§ TASK GOAL
Print, word for word, the opening line of the data below and every line after it through the line that contains "ax = fig.add_axes([L", but not the pictures.

§ GIVEN INFORMATION
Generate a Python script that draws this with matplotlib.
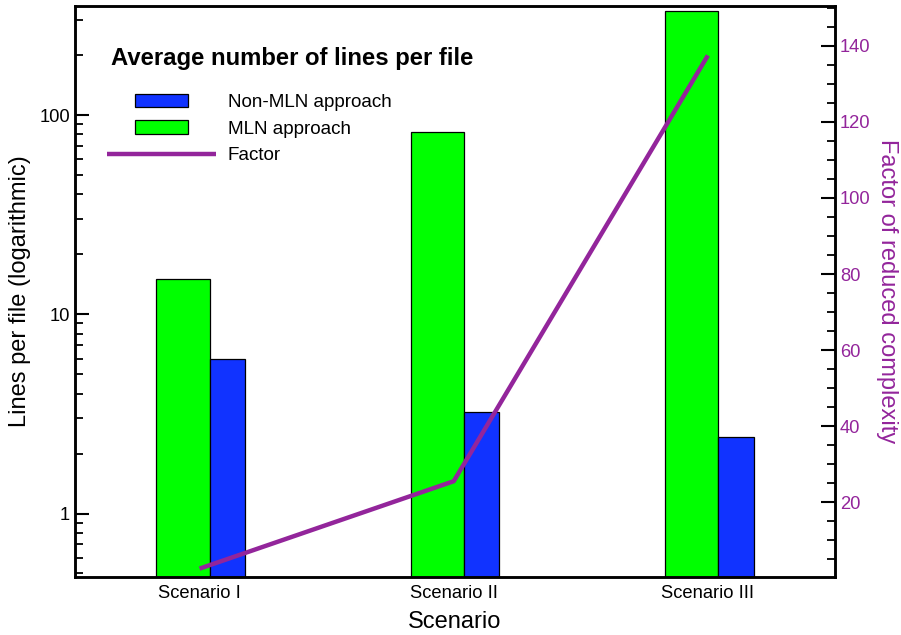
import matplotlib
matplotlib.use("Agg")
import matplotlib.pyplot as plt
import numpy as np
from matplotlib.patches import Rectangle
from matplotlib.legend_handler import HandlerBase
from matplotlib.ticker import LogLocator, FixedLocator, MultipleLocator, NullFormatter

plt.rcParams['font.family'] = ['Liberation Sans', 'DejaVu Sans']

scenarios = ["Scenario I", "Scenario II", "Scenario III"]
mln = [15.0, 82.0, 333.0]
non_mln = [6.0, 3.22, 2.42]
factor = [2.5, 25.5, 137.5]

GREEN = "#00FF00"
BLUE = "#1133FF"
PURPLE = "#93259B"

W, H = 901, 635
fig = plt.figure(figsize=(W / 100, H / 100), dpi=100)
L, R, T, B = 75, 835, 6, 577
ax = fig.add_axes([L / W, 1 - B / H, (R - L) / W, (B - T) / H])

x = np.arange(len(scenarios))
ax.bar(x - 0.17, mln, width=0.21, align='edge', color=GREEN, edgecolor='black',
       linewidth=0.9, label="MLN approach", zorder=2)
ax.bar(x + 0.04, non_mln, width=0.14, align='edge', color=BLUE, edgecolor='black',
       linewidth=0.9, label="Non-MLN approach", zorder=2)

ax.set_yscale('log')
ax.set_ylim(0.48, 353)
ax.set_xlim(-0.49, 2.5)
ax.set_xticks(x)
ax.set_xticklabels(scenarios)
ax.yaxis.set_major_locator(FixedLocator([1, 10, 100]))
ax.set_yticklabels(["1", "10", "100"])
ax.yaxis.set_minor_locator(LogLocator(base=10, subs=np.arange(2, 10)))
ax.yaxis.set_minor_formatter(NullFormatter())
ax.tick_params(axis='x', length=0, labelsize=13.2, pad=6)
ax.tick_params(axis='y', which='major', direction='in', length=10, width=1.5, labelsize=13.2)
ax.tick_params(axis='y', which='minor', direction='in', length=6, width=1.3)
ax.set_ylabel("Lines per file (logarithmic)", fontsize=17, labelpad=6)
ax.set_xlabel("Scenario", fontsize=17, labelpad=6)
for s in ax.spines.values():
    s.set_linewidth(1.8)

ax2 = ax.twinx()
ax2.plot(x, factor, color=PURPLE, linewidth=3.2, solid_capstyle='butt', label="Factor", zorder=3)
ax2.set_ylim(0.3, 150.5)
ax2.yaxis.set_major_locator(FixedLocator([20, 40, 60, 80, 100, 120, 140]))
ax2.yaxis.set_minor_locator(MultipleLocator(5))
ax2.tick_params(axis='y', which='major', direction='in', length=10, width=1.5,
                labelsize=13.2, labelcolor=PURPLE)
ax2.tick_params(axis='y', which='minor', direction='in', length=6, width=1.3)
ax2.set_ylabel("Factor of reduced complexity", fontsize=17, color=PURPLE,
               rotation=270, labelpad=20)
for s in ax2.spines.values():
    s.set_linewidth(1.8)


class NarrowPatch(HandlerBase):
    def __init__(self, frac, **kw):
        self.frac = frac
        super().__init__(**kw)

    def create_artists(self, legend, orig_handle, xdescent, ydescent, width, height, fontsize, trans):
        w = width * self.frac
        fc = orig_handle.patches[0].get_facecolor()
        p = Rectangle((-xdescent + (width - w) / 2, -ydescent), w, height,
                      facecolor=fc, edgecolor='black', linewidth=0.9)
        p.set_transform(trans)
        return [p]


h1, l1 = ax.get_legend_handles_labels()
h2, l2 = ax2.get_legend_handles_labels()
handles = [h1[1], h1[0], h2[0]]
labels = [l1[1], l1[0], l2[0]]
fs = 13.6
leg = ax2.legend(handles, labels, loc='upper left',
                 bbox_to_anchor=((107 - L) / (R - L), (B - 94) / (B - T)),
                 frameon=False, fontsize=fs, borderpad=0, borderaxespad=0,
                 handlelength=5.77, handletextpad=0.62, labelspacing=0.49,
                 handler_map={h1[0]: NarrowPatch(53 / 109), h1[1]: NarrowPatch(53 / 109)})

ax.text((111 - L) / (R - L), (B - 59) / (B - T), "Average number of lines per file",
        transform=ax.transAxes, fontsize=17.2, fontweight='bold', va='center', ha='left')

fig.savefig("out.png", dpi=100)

§ RESPONSE
Generate a Python script that draws this with matplotlib.
import matplotlib
matplotlib.use("Agg")
import matplotlib.pyplot as plt
import numpy as np
from matplotlib.patches import Rectangle
from matplotlib.legend_handler import HandlerBase
from matplotlib.ticker import LogLocator, FixedLocator, MultipleLocator, NullFormatter

plt.rcParams['font.family'] = ['Liberation Sans', 'DejaVu Sans']

scenarios = ["Scenario I", "Scenario II", "Scenario III"]
mln = [15.0, 82.0, 333.0]
non_mln = [6.0, 3.22, 2.42]
factor = [2.5, 25.5, 137.5]

GREEN = "#00FF00"
BLUE = "#1133FF"
PURPLE = "#93259B"

W, H = 901, 635
fig = plt.figure(figsize=(W / 100, H / 100), dpi=100)
L, R, T, B = 75, 835, 6, 577
ax = fig.add_axes([L / W, 1 - B / H, (R - L) / W, (B - T) / H])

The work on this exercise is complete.